**Aim of the exercise**
Return the material exactly as supplied, apart from the pictures, which are omitted.

**Data provided**
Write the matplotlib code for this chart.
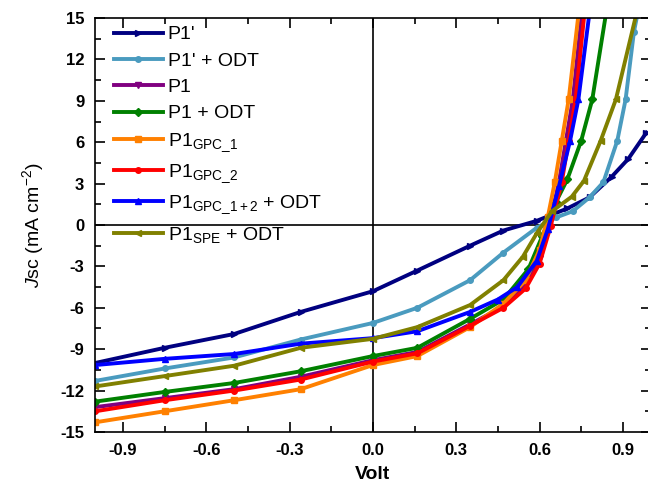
import matplotlib
matplotlib.use("Agg")
import matplotlib.pyplot as plt
from matplotlib.ticker import MultipleLocator

plt.rcParams['font.family'] = ['Liberation Sans', 'DejaVu Sans']
plt.rcParams['mathtext.fontset'] = 'custom'
plt.rcParams['mathtext.rm'] = 'Liberation Sans'
plt.rcParams['mathtext.it'] = 'Liberation Sans:italic'

# --- data (V, mA/cm2) ---
v_p1p = [-1.0, -0.75, -0.5, -0.26, 0.0, 0.16, 0.35, 0.47, 0.59, 0.70, 0.78, 0.86, 0.92, 0.985]
j_p1p = [-10.0, -8.9, -7.9, -6.3, -4.8, -3.3, -1.5, -0.4, 0.3, 1.2, 2.0, 3.5, 4.8, 6.7]

v_p1p_odt = [-1.0, -0.75, -0.5, -0.26, 0.0, 0.16, 0.35, 0.47, 0.59, 0.66, 0.72, 0.78, 0.83, 0.88, 0.91, 0.94, 0.955]
j_p1p_odt = [-11.3, -10.4, -9.6, -8.3, -7.1, -6.0, -4.0, -2.0, -0.2, 0.55, 1.0, 2.0, 3.1, 6.1, 9.1, 14.0, 15.5]

v_p1 = [-1.0, -0.75, -0.5, -0.26, 0.0, 0.16, 0.35, 0.47, 0.55, 0.60, 0.635, 0.67, 0.695, 0.72, 0.753]
j_p1 = [-13.2, -12.55, -11.9, -11.0, -9.8, -9.2, -7.2, -5.9, -4.3, -2.4, 0.0, 3.1, 6.1, 9.1, 15.4]

v_p1_odt = [-1.0, -0.75, -0.5, -0.26, 0.0, 0.16, 0.35, 0.47, 0.56, 0.61, 0.66, 0.70, 0.75, 0.79, 0.84]
j_p1_odt = [-12.8, -12.1, -11.45, -10.6, -9.5, -8.9, -6.8, -5.4, -3.2, -0.8, 1.7, 3.3, 6.1, 9.1, 15.4]

v_gpc1 = [-1.0, -0.75, -0.5, -0.26, 0.0, 0.16, 0.35, 0.47, 0.55, 0.60, 0.63, 0.655, 0.68, 0.705, 0.741]
j_gpc1 = [-14.3, -13.5, -12.7, -11.9, -10.15, -9.5, -7.4, -5.7, -4.0, -1.8, 0.6, 3.1, 6.1, 9.1, 15.4]

v_gpc2 = [-1.0, -0.75, -0.5, -0.26, 0.0, 0.16, 0.35, 0.47, 0.55, 0.60, 0.64, 0.68, 0.705, 0.73, 0.762]
j_gpc2 = [-13.5, -12.7, -12.0, -11.2, -9.9, -9.3, -7.3, -6.0, -4.6, -2.8, -0.1, 3.1, 6.1, 9.1, 15.4]

v_gpc12 = [-1.0, -0.75, -0.5, -0.26, 0.0, 0.16, 0.35, 0.45, 0.52, 0.59, 0.63, 0.67, 0.71, 0.74, 0.78]
j_gpc12 = [-10.15, -9.7, -9.35, -8.6, -8.2, -7.7, -6.3, -5.4, -4.5, -2.6, -0.3, 2.8, 6.1, 9.1, 15.4]

v_spe = [-1.0, -0.75, -0.5, -0.26, 0.0, 0.16, 0.35, 0.47, 0.54, 0.59, 0.645, 0.716, 0.76, 0.82, 0.875, 0.95]
j_spe = [-11.7, -10.95, -10.2, -8.9, -8.25, -7.4, -5.8, -4.0, -2.3, -0.6, 1.0, 2.05, 3.2, 6.1, 9.1, 15.4]

labels = ["P1'", "P1' + ODT", "P1", "P1 + ODT",
          r"P1$_{\mathregular{GPC\_1}}$", r"P1$_{\mathregular{GPC\_2}}$",
          r"P1$_{\mathregular{GPC\_1+2}}$ + ODT", r"P1$_{\mathregular{SPE}}$ + ODT"]
colors = ["#000080", "#4a9bbf", "#800080", "#008000", "#ff8000", "#ff0000", "#0000ff", "#808000"]
markers = [">", "o", "v", "D", "s", "o", "^", "<"]

series = [(v_p1p, j_p1p), (v_p1p_odt, j_p1p_odt), (v_p1, j_p1), (v_p1_odt, j_p1_odt),
          (v_gpc1, j_gpc1), (v_gpc2, j_gpc2), (v_gpc12, j_gpc12), (v_spe, j_spe)]

fig = plt.figure(figsize=(6.48, 4.87), dpi=100)
ax = fig.add_axes([0.147, 0.113, 0.857, 0.850])

for (v, j), lab, c, m in zip(series, labels, colors, markers):
    ax.plot(v, j, color=c, lw=2.8, marker=m, ms=4, mec=c, mfc=c, label=lab)

ax.axhline(0, color="black", lw=1.2, zorder=0)
ax.axvline(0, color="black", lw=1.2, zorder=0)

ax.set_xlim(-1.0, 1.0)
ax.set_ylim(-15, 15)
ax.xaxis.set_minor_locator(MultipleLocator(0.15))
ax.yaxis.set_minor_locator(MultipleLocator(1.5))
ax.set_xticks([-0.9, -0.6, -0.3, 0.0, 0.3, 0.6, 0.9])
ax.set_xticklabels(["-0.9", "-0.6", "-0.3", "0.0", "0.3", "0.6", "0.9"])
ax.set_yticks(range(-15, 16, 3))
ax.set_yticklabels([str(t) for t in range(-15, 16, 3)])
ax.tick_params(which="both", direction="in", top=True, right=True, width=1.2)
ax.tick_params(which="major", length=7, labelsize=12, pad=8)
ax.tick_params(which="minor", length=4)
for lbl in ax.get_xticklabels() + ax.get_yticklabels():
    lbl.set_fontweight("bold")
for s in ax.spines.values():
    s.set_linewidth(1.2)

ax.set_xlabel("Volt", fontsize=14, fontweight="bold", labelpad=6)
ax.set_ylabel(r"$\mathit{J}$sc (mA cm$^{-2}$)", fontsize=14, labelpad=10)

ax.legend(loc="upper left", frameon=False, fontsize=14, handlelength=2.5,
          handletextpad=0.25, labelspacing=0.45, numpoints=1,
          borderaxespad=0.0, bbox_to_anchor=(0.02, 1.0))

fig.savefig("out.png", dpi=100)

**Solution**
Write the matplotlib code for this chart.
import matplotlib
matplotlib.use("Agg")
import matplotlib.pyplot as plt
from matplotlib.ticker import MultipleLocator

plt.rcParams['font.family'] = ['Liberation Sans', 'DejaVu Sans']
plt.rcParams['mathtext.fontset'] = 'custom'
plt.rcParams['mathtext.rm'] = 'Liberation Sans'
plt.rcParams['mathtext.it'] = 'Liberation Sans:italic'

# --- data (V, mA/cm2) ---
v_p1p = [-1.0, -0.75, -0.5, -0.26, 0.0, 0.16, 0.35, 0.47, 0.59, 0.70, 0.78, 0.86, 0.92, 0.985]
j_p1p = [-10.0, -8.9, -7.9, -6.3, -4.8, -3.3, -1.5, -0.4, 0.3, 1.2, 2.0, 3.5, 4.8, 6.7]

v_p1p_odt = [-1.0, -0.75, -0.5, -0.26, 0.0, 0.16, 0.35, 0.47, 0.59, 0.66, 0.72, 0.78, 0.83, 0.88, 0.91, 0.94, 0.955]
j_p1p_odt = [-11.3, -10.4, -9.6, -8.3, -7.1, -6.0, -4.0, -2.0, -0.2, 0.55, 1.0, 2.0, 3.1, 6.1, 9.1, 14.0, 15.5]

v_p1 = [-1.0, -0.75, -0.5, -0.26, 0.0, 0.16, 0.35, 0.47, 0.55, 0.60, 0.635, 0.67, 0.695, 0.72, 0.753]
j_p1 = [-13.2, -12.55, -11.9, -11.0, -9.8, -9.2, -7.2, -5.9, -4.3, -2.4, 0.0, 3.1, 6.1, 9.1, 15.4]

v_p1_odt = [-1.0, -0.75, -0.5, -0.26, 0.0, 0.16, 0.35, 0.47, 0.56, 0.61, 0.66, 0.70, 0.75, 0.79, 0.84]
j_p1_odt = [-12.8, -12.1, -11.45, -10.6, -9.5, -8.9, -6.8, -5.4, -3.2, -0.8, 1.7, 3.3, 6.1, 9.1, 15.4]

v_gpc1 = [-1.0, -0.75, -0.5, -0.26, 0.0, 0.16, 0.35, 0.47, 0.55, 0.60, 0.63, 0.655, 0.68, 0.705, 0.741]
j_gpc1 = [-14.3, -13.5, -12.7, -11.9, -10.15, -9.5, -7.4, -5.7, -4.0, -1.8, 0.6, 3.1, 6.1, 9.1, 15.4]

v_gpc2 = [-1.0, -0.75, -0.5, -0.26, 0.0, 0.16, 0.35, 0.47, 0.55, 0.60, 0.64, 0.68, 0.705, 0.73, 0.762]
j_gpc2 = [-13.5, -12.7, -12.0, -11.2, -9.9, -9.3, -7.3, -6.0, -4.6, -2.8, -0.1, 3.1, 6.1, 9.1, 15.4]

v_gpc12 = [-1.0, -0.75, -0.5, -0.26, 0.0, 0.16, 0.35, 0.45, 0.52, 0.59, 0.63, 0.67, 0.71, 0.74, 0.78]
j_gpc12 = [-10.15, -9.7, -9.35, -8.6, -8.2, -7.7, -6.3, -5.4, -4.5, -2.6, -0.3, 2.8, 6.1, 9.1, 15.4]

v_spe = [-1.0, -0.75, -0.5, -0.26, 0.0, 0.16, 0.35, 0.47, 0.54, 0.59, 0.645, 0.716, 0.76, 0.82, 0.875, 0.95]
j_spe = [-11.7, -10.95, -10.2, -8.9, -8.25, -7.4, -5.8, -4.0, -2.3, -0.6, 1.0, 2.05, 3.2, 6.1, 9.1, 15.4]

labels = ["P1'", "P1' + ODT", "P1", "P1 + ODT",
          r"P1$_{\mathregular{GPC\_1}}$", r"P1$_{\mathregular{GPC\_2}}$",
          r"P1$_{\mathregular{GPC\_1+2}}$ + ODT", r"P1$_{\mathregular{SPE}}$ + ODT"]
colors = ["#000080", "#4a9bbf", "#800080", "#008000", "#ff8000", "#ff0000", "#0000ff", "#808000"]
markers = [">", "o", "v", "D", "s", "o", "^", "<"]

series = [(v_p1p, j_p1p), (v_p1p_odt, j_p1p_odt), (v_p1, j_p1), (v_p1_odt, j_p1_odt),
          (v_gpc1, j_gpc1), (v_gpc2, j_gpc2), (v_gpc12, j_gpc12), (v_spe, j_spe)]

fig = plt.figure(figsize=(6.48, 4.87), dpi=100)
ax = fig.add_axes([0.147, 0.113, 0.857, 0.850])

for (v, j), lab, c, m in zip(series, labels, colors, markers):
    ax.plot(v, j, color=c, lw=2.8, marker=m, ms=4, mec=c, mfc=c, label=lab)

ax.axhline(0, color="black", lw=1.2, zorder=0)
ax.axvline(0, color="black", lw=1.2, zorder=0)

ax.set_xlim(-1.0, 1.0)
ax.set_ylim(-15, 15)
ax.xaxis.set_minor_locator(MultipleLocator(0.15))
ax.yaxis.set_minor_locator(MultipleLocator(1.5))
ax.set_xticks([-0.9, -0.6, -0.3, 0.0, 0.3, 0.6, 0.9])
ax.set_xticklabels(["-0.9", "-0.6", "-0.3", "0.0", "0.3", "0.6", "0.9"])
ax.set_yticks(range(-15, 16, 3))
ax.set_yticklabels([str(t) for t in range(-15, 16, 3)])
ax.tick_params(which="both", direction="in", top=True, right=True, width=1.2)
ax.tick_params(which="major", length=7, labelsize=12, pad=8)
ax.tick_params(which="minor", length=4)
for lbl in ax.get_xticklabels() + ax.get_yticklabels():
    lbl.set_fontweight("bold")
for s in ax.spines.values():
    s.set_linewidth(1.2)

ax.set_xlabel("Volt", fontsize=14, fontweight="bold", labelpad=6)
ax.set_ylabel(r"$\mathit{J}$sc (mA cm$^{-2}$)", fontsize=14, labelpad=10)

ax.legend(loc="upper left", frameon=False, fontsize=14, handlelength=2.5,
          handletextpad=0.25, labelspacing=0.45, numpoints=1,
          borderaxespad=0.0, bbox_to_anchor=(0.02, 1.0))

fig.savefig("out.png", dpi=100)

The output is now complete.